Begin

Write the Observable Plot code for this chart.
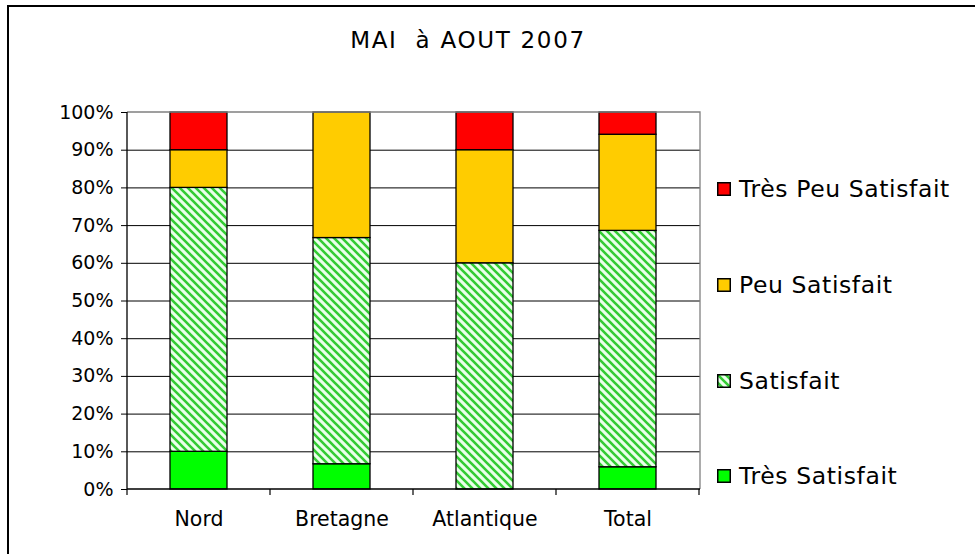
<!DOCTYPE html>
<html>
<head>
<meta charset="utf-8">
<script src="https://cdn.jsdelivr.net/npm/d3@7"></script>
<script src="https://cdn.jsdelivr.net/npm/@observablehq/plot@0.6"></script>
<style>
  html, body { margin: 0; padding: 0; background: #fff; }
  body { width: 975px; height: 554px; overflow: hidden; position: relative; font-family: "DejaVu Sans", Verdana, sans-serif; }
  #border { position: absolute; left: 7px; top: 5px; width: 1000px; height: 600px; border: 2px solid #000; box-sizing: border-box; }
  #chart { position: absolute; left: 0; top: 0; }
  #title { position: absolute; left: 0; width: 936px; top: 27px; text-align: center; font-size: 23px; letter-spacing: 1.7px; color: #000; white-space: pre; }
  #legend { position: absolute; left: 0; top: 0; }
  .row { position: absolute; left: 717px; display: flex; align-items: center; height: 30px; }
  .row svg { display: block; }
  .row span { margin-left: 8px; font-size: 23.5px; letter-spacing: 0.6px; color: #000; white-space: nowrap; }
</style>
</head>
<body>
<div id="border"></div>
<div id="chart"></div>
<div id="title">MAI  à AOUT 2007</div>
<div id="legend"></div>
<script>
// ---- data ----
const regions = ["Nord", "Bretagne", "Atlantique", "Total"];
const categories = ["Très Satisfait", "Satisfait", "Peu Satisfait", "Très Peu Satisfait"];
const tresSatisfait    = [10, 6.7, 0, 5.9];
const satisfait        = [70, 60, 60, 62.7];
const peuSatisfait     = [10, 33.3, 30, 25.5];
const tresPeuSatisfait = [10, 0, 10, 5.9];
const yTicks = [0, 10, 20, 30, 40, 50, 60, 70, 80, 90, 100];
const colors = ["#00ff00", "url(#hatch)", "#ffcc00", "#ff0000"];

const series = [tresSatisfait, satisfait, peuSatisfait, tresPeuSatisfait];
const data = [];
regions.forEach((r, i) => {
  categories.forEach((c, j) => {
    if (series[j][i] > 0) data.push({region: r, cat: c, value: series[j][i]});
  });
});

// frame lines (grey top/right, black left/bottom axis lines)
function frameLines(index, scales, values, dims) {
  const l = dims.marginLeft, r = dims.width - dims.marginRight;
  const t = dims.marginTop, b = dims.height - dims.marginBottom;
  const g = d3.create("svg:g").attr("fill", "none");
  g.append("path").attr("d", `M${l},${t}H${r}V${b}`).attr("stroke", "#808080").attr("stroke-width", 1.3);
  g.append("path").attr("d", `M${l},${t}V${b}H${r}`).attr("stroke", "#000").attr("stroke-width", 1.3);
  return g.node();
}

// x ticks at category boundaries
function xBoundaryTicks(index, scales, values, dims) {
  const x = scales.x;
  const bw = typeof x.bandwidth === "function" ? x.bandwidth() : (x.bandwidth || 0);
  const centers = regions.map(r => x(r) + bw / 2);
  const step = centers[1] - centers[0];
  const bounds = [centers[0] - step / 2, ...centers.map(c => c + step / 2)];
  const b = dims.height - dims.marginBottom;
  const g = d3.create("svg:g").attr("stroke", "#000").attr("stroke-width", 1.2);
  bounds.forEach(v => g.append("line").attr("x1", v).attr("x2", v).attr("y1", b).attr("y2", b + 6));
  return g.node();
}

const chart = Plot.plot({
  width: 975,
  height: 554,
  marginLeft: 127,
  marginRight: 275,
  marginTop: 112,
  marginBottom: 65,
  style: {fontFamily: "DejaVu Sans, Verdana, sans-serif", background: "transparent", color: "#000", overflow: "visible"},
  x: {domain: regions, paddingInner: 0.6, paddingOuter: 0.3, label: null, axis: null},
  y: {domain: [0, 100], label: null, axis: null},
  color: {domain: categories, range: colors},
  marks: [
    Plot.ruleY(yTicks.slice(1, -1), {stroke: "#000", strokeWidth: 1}),
    Plot.barY(data, {x: "region", y: "value", fill: "cat", stroke: "#000", strokeWidth: 1.3, order: categories}),
    frameLines,
    Plot.axisY(yTicks, {tickSize: 6, tickPadding: 8, tickFormat: d => d + "%", fontSize: 19, label: null, stroke: "#000"}),
    Plot.axisX({tickSize: 0, tickPadding: 22, fontSize: 20.5, label: null}),
    xBoundaryTicks
  ]
});

d3.select(chart).insert("defs", ":first-child").html(`
  <pattern id="hatch" patternUnits="userSpaceOnUse" width="8" height="8">
    <rect width="8" height="8" fill="#eaffea"></rect>
    <path d="M-2,-2 L10,10 M-2,6 L2,10 M6,-2 L10,2" stroke="#33cc33" stroke-width="2.6"></path>
  </pattern>`);

document.getElementById("chart").appendChild(chart);

// legend (top to bottom: reverse of stack order)
const legend = d3.select("#legend");
const rowCenters = [189, 285, 381, 476];
categories.slice().reverse().forEach((c, i) => {
  const idx = categories.indexOf(c);
  const row = legend.append("div").attr("class", "row").style("top", (rowCenters[i] - 15) + "px");
  const sw = row.append("svg").attr("width", 14).attr("height", 14);
  sw.append("rect").attr("x", 0.75).attr("y", 0.75).attr("width", 12.5).attr("height", 12.5)
    .attr("fill", colors[idx]).attr("stroke", "#000").attr("stroke-width", 1.5);
  row.append("span").text(c);
});
</script>
</body>
</html>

End

* _Exercise details_: Pictures are excluded; copy all other data exactly as shown.

* _Solution to this exercise_:
Write the Observable Plot code for this chart.
<!DOCTYPE html>
<html>
<head>
<meta charset="utf-8">
<script src="https://cdn.jsdelivr.net/npm/d3@7"></script>
<script src="https://cdn.jsdelivr.net/npm/@observablehq/plot@0.6"></script>
<style>
  html, body { margin: 0; padding: 0; background: #fff; }
  body { width: 975px; height: 554px; overflow: hidden; position: relative; font-family: "DejaVu Sans", Verdana, sans-serif; }
  #border { position: absolute; left: 7px; top: 5px; width: 1000px; height: 600px; border: 2px solid #000; box-sizing: border-box; }
  #chart { position: absolute; left: 0; top: 0; }
  #title { position: absolute; left: 0; width: 936px; top: 27px; text-align: center; font-size: 23px; letter-spacing: 1.7px; color: #000; white-space: pre; }
  #legend { position: absolute; left: 0; top: 0; }
  .row { position: absolute; left: 717px; display: flex; align-items: center; height: 30px; }
  .row svg { display: block; }
  .row span { margin-left: 8px; font-size: 23.5px; letter-spacing: 0.6px; color: #000; white-space: nowrap; }
</style>
</head>
<body>
<div id="border"></div>
<div id="chart"></div>
<div id="title">MAI  à AOUT 2007</div>
<div id="legend"></div>
<script>
// ---- data ----
const regions = ["Nord", "Bretagne", "Atlantique", "Total"];
const categories = ["Très Satisfait", "Satisfait", "Peu Satisfait", "Très Peu Satisfait"];
const tresSatisfait    = [10, 6.7, 0, 5.9];
const satisfait        = [70, 60, 60, 62.7];
const peuSatisfait     = [10, 33.3, 30, 25.5];
const tresPeuSatisfait = [10, 0, 10, 5.9];
const yTicks = [0, 10, 20, 30, 40, 50, 60, 70, 80, 90, 100];
const colors = ["#00ff00", "url(#hatch)", "#ffcc00", "#ff0000"];

const series = [tresSatisfait, satisfait, peuSatisfait, tresPeuSatisfait];
const data = [];
regions.forEach((r, i) => {
  categories.forEach((c, j) => {
    if (series[j][i] > 0) data.push({region: r, cat: c, value: series[j][i]});
  });
});

// frame lines (grey top/right, black left/bottom axis lines)
function frameLines(index, scales, values, dims) {
  const l = dims.marginLeft, r = dims.width - dims.marginRight;
  const t = dims.marginTop, b = dims.height - dims.marginBottom;
  const g = d3.create("svg:g").attr("fill", "none");
  g.append("path").attr("d", `M${l},${t}H${r}V${b}`).attr("stroke", "#808080").attr("stroke-width", 1.3);
  g.append("path").attr("d", `M${l},${t}V${b}H${r}`).attr("stroke", "#000").attr("stroke-width", 1.3);
  return g.node();
}

// x ticks at category boundaries
function xBoundaryTicks(index, scales, values, dims) {
  const x = scales.x;
  const bw = typeof x.bandwidth === "function" ? x.bandwidth() : (x.bandwidth || 0);
  const centers = regions.map(r => x(r) + bw / 2);
  const step = centers[1] - centers[0];
  const bounds = [centers[0] - step / 2, ...centers.map(c => c + step / 2)];
  const b = dims.height - dims.marginBottom;
  const g = d3.create("svg:g").attr("stroke", "#000").attr("stroke-width", 1.2);
  bounds.forEach(v => g.append("line").attr("x1", v).attr("x2", v).attr("y1", b).attr("y2", b + 6));
  return g.node();
}

const chart = Plot.plot({
  width: 975,
  height: 554,
  marginLeft: 127,
  marginRight: 275,
  marginTop: 112,
  marginBottom: 65,
  style: {fontFamily: "DejaVu Sans, Verdana, sans-serif", background: "transparent", color: "#000", overflow: "visible"},
  x: {domain: regions, paddingInner: 0.6, paddingOuter: 0.3, label: null, axis: null},
  y: {domain: [0, 100], label: null, axis: null},
  color: {domain: categories, range: colors},
  marks: [
    Plot.ruleY(yTicks.slice(1, -1), {stroke: "#000", strokeWidth: 1}),
    Plot.barY(data, {x: "region", y: "value", fill: "cat", stroke: "#000", strokeWidth: 1.3, order: categories}),
    frameLines,
    Plot.axisY(yTicks, {tickSize: 6, tickPadding: 8, tickFormat: d => d + "%", fontSize: 19, label: null, stroke: "#000"}),
    Plot.axisX({tickSize: 0, tickPadding: 22, fontSize: 20.5, label: null}),
    xBoundaryTicks
  ]
});

d3.select(chart).insert("defs", ":first-child").html(`
  <pattern id="hatch" patternUnits="userSpaceOnUse" width="8" height="8">
    <rect width="8" height="8" fill="#eaffea"></rect>
    <path d="M-2,-2 L10,10 M-2,6 L2,10 M6,-2 L10,2" stroke="#33cc33" stroke-width="2.6"></path>
  </pattern>`);

document.getElementById("chart").appendChild(chart);

// legend (top to bottom: reverse of stack order)
const legend = d3.select("#legend");
const rowCenters = [189, 285, 381, 476];
categories.slice().reverse().forEach((c, i) => {
  const idx = categories.indexOf(c);
  const row = legend.append("div").attr("class", "row").style("top", (rowCenters[i] - 15) + "px");
  const sw = row.append("svg").attr("width", 14).attr("height", 14);
  sw.append("rect").attr("x", 0.75).attr("y", 0.75).attr("width", 12.5).attr("height", 12.5)
    .attr("fill", colors[idx]).attr("stroke", "#000").attr("stroke-width", 1.5);
  row.append("span").text(c);
});
</script>
</body>
</html>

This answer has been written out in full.